Cuando nos damos cuenta de cosas así todo, nos pega de vuelta. Ser chileno es una resaca permanente porque recordamos que acá nada resiste, que todo se rompe y se quiebra, como si el mundo político solo graficara algo que existe en un nivel más profundo. Basta recordar que en un poema póstumo, Gabriela Mistral hablaba de las santiaguinas que la ven escandalizada y le “echan perros de caza” y que José Donoso, nuestro hombre en el Boom, casi siempre retrató a este país con un tono de fealdad casi metafísica, empecinado en trazar una geografía deforme y muchas veces aterradora, una nación de monstruos que es quizás el mejor legado de su literatura.

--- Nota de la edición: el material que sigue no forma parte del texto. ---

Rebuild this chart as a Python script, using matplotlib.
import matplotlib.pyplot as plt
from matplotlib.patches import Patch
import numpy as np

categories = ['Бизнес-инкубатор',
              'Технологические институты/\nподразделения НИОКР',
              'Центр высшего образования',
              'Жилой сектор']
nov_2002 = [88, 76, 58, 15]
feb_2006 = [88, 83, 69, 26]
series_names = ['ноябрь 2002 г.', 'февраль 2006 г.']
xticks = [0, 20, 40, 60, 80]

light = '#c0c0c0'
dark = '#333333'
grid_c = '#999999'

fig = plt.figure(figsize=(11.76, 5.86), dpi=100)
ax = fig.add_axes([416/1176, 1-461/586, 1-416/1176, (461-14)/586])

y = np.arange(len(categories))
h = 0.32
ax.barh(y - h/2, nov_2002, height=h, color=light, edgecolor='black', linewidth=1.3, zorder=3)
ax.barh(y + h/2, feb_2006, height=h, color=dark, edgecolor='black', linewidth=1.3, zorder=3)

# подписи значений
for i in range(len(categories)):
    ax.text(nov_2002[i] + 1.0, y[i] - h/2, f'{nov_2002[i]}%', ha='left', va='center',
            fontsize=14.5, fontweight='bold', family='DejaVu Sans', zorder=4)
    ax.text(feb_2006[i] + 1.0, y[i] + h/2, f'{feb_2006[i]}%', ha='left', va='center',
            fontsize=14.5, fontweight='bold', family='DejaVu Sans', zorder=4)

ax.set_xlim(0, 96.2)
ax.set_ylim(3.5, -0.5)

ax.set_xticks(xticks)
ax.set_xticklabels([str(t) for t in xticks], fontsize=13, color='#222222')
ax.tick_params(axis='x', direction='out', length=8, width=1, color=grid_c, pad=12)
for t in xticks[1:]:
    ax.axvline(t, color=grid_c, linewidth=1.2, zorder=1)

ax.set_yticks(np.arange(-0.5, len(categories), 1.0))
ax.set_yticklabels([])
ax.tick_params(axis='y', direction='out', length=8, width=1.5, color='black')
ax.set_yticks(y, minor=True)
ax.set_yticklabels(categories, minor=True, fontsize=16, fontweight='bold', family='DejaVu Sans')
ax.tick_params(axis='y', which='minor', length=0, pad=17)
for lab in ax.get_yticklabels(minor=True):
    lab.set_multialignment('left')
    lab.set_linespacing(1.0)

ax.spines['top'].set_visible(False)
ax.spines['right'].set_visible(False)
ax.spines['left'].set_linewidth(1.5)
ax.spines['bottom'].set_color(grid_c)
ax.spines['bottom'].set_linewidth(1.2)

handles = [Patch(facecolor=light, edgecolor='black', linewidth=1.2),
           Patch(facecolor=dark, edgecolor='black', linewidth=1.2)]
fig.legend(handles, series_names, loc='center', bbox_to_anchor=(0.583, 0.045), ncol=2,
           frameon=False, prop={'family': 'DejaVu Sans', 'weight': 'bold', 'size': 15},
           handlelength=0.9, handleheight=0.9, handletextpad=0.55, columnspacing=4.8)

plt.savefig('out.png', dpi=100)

“Chile, un país joven, pero lleno de jóvenes ruinas. Nadie gastó aquí en nada que pudiera permanecer”, escribió en 1959 el lúcido Luis Oyarzún en su diario. Tiene razón. Acá no hay patrimonio que resista, ni acuerdo que se cumpla. Vivimos en un país donde hasta la naturaleza nos odia, un sitio en el que los incendios forestales son interminables, los volcanes dormidos arrasan ciudades y las mareas asesinas son parte de una vida cotidiana que -como si lo anterior no fuera poco- cada veinticinco años padece un terremoto que lo destruye todo. Así, los chilenos habitamos permanentemente una película de desastres donde todo lo que conocemos puede desaparecer, borrarse, irse al diablo. Aquella sensación de amenaza quizás nos define pero también es una lengua que nos acosa, tal y como le pasaba a Enrique Lihn en “A partir de Manhattan” donde grafica la paranoia que le provoca su propio acento, que no puede abandonar. “El miedo de perder con la lengua materna/ toda la realidad. Nunca salí de nada”, anotó en 1979.

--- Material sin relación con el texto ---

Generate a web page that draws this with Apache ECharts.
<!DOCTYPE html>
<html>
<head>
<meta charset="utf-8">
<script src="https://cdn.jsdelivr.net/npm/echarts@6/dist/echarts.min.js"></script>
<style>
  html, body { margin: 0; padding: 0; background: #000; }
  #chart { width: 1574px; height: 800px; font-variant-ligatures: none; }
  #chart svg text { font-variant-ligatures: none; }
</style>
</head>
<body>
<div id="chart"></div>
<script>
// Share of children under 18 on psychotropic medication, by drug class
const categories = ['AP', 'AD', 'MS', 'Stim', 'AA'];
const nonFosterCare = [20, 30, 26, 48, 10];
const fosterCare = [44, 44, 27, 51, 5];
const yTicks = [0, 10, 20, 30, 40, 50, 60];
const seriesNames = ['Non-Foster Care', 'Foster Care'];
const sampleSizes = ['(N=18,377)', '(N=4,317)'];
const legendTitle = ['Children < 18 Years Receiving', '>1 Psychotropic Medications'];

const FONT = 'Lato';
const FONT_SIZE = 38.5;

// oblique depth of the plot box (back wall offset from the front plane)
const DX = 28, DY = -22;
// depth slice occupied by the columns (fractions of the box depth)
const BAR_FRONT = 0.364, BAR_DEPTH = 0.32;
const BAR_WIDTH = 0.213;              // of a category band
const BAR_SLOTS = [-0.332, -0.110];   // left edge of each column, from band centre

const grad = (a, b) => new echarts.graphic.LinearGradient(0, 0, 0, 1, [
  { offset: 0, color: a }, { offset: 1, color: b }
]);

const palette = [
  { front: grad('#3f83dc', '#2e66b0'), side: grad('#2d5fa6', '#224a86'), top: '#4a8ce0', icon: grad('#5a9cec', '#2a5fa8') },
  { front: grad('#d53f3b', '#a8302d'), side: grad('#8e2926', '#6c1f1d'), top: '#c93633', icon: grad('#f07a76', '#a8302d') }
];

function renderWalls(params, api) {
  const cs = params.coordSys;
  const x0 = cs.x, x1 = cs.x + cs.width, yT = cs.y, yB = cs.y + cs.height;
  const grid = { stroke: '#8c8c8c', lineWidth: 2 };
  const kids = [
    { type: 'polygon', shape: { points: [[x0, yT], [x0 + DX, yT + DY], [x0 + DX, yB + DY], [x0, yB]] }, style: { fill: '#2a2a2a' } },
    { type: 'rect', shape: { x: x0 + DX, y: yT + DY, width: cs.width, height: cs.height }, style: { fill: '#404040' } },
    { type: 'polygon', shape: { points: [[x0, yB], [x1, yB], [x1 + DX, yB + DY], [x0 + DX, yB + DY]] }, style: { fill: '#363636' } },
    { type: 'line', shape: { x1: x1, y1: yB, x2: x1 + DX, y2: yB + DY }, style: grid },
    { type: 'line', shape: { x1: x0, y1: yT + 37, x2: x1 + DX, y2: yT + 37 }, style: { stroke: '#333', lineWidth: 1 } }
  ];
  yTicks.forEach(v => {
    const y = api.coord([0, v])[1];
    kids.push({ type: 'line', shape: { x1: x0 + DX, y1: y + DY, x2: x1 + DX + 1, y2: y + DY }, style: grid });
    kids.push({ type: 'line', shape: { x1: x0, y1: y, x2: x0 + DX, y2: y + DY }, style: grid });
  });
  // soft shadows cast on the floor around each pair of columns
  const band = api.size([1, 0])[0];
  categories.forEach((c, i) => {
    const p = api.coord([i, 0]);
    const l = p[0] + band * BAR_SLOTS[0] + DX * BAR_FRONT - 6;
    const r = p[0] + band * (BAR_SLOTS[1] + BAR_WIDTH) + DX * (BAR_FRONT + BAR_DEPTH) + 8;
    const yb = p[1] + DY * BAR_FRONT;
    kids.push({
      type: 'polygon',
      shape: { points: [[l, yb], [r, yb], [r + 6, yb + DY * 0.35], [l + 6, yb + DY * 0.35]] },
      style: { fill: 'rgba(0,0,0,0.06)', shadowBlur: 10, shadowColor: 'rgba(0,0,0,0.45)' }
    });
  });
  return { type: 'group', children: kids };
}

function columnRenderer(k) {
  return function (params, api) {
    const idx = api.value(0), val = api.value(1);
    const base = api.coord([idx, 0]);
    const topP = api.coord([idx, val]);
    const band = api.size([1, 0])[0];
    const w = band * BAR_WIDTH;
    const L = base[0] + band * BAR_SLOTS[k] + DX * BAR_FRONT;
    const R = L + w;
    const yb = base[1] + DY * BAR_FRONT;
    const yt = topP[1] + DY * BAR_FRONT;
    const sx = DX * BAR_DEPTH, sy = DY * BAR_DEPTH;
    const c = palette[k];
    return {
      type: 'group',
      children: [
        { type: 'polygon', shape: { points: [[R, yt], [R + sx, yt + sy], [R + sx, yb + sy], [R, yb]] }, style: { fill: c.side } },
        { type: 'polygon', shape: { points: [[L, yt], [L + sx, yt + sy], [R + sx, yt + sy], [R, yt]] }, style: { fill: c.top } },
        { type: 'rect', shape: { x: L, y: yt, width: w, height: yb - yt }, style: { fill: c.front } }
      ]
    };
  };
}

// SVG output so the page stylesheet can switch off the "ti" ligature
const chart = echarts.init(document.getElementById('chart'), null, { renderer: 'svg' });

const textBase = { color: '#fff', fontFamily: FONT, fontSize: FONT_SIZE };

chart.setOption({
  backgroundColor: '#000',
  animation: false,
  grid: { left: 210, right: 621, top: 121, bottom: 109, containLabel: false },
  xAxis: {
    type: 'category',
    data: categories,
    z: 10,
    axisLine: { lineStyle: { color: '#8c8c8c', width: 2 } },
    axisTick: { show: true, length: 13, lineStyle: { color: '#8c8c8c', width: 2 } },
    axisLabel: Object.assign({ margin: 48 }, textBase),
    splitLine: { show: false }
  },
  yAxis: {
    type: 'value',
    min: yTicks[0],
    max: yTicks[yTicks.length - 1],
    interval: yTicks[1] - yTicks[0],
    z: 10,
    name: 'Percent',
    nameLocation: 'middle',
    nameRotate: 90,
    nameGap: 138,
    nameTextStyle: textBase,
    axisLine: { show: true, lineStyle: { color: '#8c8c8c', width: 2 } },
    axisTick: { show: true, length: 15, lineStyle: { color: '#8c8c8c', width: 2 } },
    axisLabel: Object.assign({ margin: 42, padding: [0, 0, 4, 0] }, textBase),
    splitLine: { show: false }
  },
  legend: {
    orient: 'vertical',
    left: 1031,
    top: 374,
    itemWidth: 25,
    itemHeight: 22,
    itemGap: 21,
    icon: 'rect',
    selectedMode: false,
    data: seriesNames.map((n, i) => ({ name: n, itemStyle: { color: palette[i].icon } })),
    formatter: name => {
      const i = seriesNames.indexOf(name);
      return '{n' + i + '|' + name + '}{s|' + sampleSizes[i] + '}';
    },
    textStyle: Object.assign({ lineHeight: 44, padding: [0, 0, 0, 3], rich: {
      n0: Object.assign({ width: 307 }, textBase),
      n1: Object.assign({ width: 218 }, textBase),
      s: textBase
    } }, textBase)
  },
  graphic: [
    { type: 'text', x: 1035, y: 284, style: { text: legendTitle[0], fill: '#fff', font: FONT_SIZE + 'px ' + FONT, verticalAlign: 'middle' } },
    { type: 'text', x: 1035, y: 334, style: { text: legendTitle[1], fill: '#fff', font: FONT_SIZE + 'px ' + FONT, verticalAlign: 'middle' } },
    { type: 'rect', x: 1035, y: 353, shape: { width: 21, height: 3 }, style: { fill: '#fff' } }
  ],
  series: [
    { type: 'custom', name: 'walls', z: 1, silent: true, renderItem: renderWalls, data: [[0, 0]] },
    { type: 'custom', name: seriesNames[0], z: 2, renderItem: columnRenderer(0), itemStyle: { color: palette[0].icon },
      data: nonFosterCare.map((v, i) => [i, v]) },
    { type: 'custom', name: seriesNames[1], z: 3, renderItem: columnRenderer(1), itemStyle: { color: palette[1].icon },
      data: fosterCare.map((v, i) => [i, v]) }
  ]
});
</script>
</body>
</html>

Pero los chilenos hacemos comedia con ello; tiramos chistes sobre el país donde el Papa defendió al obispo acusado de encubrir a un sacerdote pedófilo; nos burlamos del youtube chanta que un ex ministro hizo para justificar (con parsimonia y HD, detrás de una biblioteca) por qué había rechazado las órdenes de la presidenta; lanzamos bromas acerca cómo se pinchó el pato gigante que flotaba en la Quinta Normal y cómo se quedaron llorando los niños que lo vieron desinflado y muerto en la superficie del agua; nos reímos a mandíbula batiente de cómo Liam Gallagher apenas pudo cantar tres canciones y media en Lollapalooza local y cómo le tuvieron que sacar la vesícula a Charles Scicluna, enviado por el Vaticano a investigar la larga lista de abusos sexuales de nuestra curia local. No nos queda otra. Raúl Ruiz lo comprendió bien: huyó solo para volver de pasada y casi de modo secreto a describir sus contradicciones. Su cine estaba hecho de ese humor que muchas veces es una poesía tan triste como sardónica, acaso la única nostalgia posible en un país que muchas veces te hace pensar que no merece añoranza alguna.

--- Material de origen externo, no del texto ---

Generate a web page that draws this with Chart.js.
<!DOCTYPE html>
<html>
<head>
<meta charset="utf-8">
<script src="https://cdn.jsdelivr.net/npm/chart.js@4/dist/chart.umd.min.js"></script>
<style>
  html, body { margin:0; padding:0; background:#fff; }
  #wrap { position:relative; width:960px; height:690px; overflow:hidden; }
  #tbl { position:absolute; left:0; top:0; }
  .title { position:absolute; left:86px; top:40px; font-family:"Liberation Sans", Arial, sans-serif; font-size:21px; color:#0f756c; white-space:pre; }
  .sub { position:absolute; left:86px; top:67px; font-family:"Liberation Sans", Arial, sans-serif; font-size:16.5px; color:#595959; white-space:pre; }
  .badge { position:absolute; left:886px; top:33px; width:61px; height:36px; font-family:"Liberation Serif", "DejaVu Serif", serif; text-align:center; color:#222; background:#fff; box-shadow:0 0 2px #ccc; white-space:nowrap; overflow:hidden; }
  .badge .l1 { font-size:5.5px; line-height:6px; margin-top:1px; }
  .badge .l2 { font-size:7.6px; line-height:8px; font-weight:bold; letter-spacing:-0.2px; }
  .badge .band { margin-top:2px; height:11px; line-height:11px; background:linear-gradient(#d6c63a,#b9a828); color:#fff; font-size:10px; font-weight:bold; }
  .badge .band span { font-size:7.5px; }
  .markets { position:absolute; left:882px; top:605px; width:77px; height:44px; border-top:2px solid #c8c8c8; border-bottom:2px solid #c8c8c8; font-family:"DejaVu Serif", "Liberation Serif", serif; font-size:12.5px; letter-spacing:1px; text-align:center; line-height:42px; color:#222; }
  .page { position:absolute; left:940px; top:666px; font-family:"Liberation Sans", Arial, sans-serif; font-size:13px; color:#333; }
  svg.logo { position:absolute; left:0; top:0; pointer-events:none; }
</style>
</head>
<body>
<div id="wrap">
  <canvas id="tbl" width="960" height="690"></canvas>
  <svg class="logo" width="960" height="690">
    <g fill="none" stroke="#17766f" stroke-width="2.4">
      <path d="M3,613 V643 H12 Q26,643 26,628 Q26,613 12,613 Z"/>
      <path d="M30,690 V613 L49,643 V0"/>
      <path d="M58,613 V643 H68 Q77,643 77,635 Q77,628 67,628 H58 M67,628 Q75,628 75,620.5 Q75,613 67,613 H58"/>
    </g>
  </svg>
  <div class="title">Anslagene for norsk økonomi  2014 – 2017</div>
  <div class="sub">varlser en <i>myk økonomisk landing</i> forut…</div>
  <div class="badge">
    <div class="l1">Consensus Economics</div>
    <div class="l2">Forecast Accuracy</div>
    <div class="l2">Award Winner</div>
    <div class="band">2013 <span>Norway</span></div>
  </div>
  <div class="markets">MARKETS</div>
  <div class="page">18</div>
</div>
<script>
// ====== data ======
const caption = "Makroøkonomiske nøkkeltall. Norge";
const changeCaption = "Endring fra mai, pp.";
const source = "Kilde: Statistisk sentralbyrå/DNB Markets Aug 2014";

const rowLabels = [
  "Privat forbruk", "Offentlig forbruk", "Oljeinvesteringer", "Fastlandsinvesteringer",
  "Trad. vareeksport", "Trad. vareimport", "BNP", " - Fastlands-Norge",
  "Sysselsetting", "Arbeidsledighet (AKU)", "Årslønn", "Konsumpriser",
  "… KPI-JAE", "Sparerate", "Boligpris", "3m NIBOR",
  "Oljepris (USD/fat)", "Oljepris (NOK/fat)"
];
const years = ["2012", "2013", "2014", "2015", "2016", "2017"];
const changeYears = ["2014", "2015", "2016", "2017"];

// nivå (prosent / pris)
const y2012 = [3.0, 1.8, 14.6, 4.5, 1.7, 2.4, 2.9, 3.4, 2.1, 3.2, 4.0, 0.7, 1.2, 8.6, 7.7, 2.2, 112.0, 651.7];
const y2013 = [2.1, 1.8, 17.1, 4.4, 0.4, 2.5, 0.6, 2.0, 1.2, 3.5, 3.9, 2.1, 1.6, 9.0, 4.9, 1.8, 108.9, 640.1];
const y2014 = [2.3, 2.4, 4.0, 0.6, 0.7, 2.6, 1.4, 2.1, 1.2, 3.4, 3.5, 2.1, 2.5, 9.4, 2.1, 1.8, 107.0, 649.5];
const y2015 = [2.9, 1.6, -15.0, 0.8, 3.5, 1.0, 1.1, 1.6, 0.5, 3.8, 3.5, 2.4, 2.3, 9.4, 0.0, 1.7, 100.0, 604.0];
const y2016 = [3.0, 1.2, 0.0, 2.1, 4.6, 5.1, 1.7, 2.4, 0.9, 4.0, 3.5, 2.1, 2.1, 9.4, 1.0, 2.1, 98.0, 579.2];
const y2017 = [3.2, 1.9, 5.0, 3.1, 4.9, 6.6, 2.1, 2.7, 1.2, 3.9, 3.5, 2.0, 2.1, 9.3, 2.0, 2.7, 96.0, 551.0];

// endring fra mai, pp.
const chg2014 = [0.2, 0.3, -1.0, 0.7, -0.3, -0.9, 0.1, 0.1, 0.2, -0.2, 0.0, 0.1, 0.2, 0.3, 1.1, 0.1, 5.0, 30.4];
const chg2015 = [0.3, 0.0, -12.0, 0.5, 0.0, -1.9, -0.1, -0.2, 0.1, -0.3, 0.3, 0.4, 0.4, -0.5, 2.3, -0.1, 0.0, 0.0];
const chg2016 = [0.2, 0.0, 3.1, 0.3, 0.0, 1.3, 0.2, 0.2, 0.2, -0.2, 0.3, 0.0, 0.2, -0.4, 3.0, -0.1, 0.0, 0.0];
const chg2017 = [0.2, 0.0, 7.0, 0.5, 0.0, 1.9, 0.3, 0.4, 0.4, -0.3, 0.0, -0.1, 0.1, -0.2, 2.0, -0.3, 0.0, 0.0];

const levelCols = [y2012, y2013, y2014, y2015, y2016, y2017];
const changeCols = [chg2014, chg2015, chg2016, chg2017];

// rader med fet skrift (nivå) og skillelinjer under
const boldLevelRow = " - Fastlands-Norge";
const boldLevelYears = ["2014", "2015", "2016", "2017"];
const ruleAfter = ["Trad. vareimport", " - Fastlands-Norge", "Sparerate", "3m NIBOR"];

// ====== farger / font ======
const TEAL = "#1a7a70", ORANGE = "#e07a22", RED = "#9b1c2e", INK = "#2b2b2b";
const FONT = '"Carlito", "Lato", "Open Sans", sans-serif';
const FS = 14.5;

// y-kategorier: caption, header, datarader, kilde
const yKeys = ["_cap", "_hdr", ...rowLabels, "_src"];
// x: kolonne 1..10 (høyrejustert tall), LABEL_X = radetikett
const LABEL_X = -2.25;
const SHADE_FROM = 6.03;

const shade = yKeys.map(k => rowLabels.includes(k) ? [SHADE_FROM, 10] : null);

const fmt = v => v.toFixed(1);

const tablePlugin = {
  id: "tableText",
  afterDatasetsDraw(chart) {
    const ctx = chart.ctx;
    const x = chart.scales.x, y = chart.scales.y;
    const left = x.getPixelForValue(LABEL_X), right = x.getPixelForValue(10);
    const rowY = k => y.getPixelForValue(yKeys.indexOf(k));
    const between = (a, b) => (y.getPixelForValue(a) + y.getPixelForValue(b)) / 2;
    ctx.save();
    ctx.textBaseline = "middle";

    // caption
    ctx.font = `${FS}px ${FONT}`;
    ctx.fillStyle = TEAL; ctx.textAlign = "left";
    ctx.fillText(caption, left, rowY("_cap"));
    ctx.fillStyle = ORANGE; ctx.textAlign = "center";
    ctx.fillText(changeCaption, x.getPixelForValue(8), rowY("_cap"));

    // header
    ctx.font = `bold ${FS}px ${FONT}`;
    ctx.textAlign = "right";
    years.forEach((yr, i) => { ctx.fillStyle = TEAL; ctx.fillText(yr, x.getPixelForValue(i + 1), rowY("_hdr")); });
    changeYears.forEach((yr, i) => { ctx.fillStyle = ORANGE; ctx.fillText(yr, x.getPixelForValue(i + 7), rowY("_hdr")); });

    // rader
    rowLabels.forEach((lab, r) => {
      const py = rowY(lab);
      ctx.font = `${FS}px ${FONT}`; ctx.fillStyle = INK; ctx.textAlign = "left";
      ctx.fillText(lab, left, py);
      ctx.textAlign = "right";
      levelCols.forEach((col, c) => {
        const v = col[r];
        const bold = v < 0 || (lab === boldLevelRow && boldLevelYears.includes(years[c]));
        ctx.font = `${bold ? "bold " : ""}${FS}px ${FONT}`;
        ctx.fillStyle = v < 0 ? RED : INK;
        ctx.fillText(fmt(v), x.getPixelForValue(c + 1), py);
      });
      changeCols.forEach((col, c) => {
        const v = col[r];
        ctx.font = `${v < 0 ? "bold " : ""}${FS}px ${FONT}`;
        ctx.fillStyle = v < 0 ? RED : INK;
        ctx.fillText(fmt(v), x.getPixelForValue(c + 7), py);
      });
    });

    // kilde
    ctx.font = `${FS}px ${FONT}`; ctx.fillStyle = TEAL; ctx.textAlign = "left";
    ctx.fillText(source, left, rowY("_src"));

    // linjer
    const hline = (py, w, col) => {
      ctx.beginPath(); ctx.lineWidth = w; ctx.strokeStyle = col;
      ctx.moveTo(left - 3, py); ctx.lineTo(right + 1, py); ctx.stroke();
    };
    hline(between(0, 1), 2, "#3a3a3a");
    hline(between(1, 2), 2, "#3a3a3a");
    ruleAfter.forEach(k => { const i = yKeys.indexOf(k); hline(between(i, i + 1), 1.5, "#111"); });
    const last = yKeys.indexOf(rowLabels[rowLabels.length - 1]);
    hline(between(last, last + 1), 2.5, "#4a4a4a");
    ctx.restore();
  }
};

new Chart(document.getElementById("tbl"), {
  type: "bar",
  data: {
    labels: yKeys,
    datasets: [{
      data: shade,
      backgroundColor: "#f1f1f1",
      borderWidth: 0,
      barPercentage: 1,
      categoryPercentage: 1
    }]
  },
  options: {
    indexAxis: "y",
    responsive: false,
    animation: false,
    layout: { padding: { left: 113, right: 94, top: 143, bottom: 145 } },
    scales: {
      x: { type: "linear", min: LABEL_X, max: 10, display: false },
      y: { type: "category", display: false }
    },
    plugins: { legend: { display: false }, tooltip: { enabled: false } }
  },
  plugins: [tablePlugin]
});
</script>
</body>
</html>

Por ahora, en la era de la literalidad y las consignas prefabricadas aquello es lo poco que tenemos. Así, quizás debemos volver a ese humor destemplado que nos salva porque nos permite conservar cierta cordura, darnos la posibilidad de bailar en medio del fuego cruzado. Los chilenos, acostumbrados a una fragilidad y una desprotección de las que casi nunca se descansa, nos refugiamos en ese humor negrísimo que es capaz de destruirlo todo pero que también puede ser nuestra forma de la resignación, una máscara mutante de la esperanza.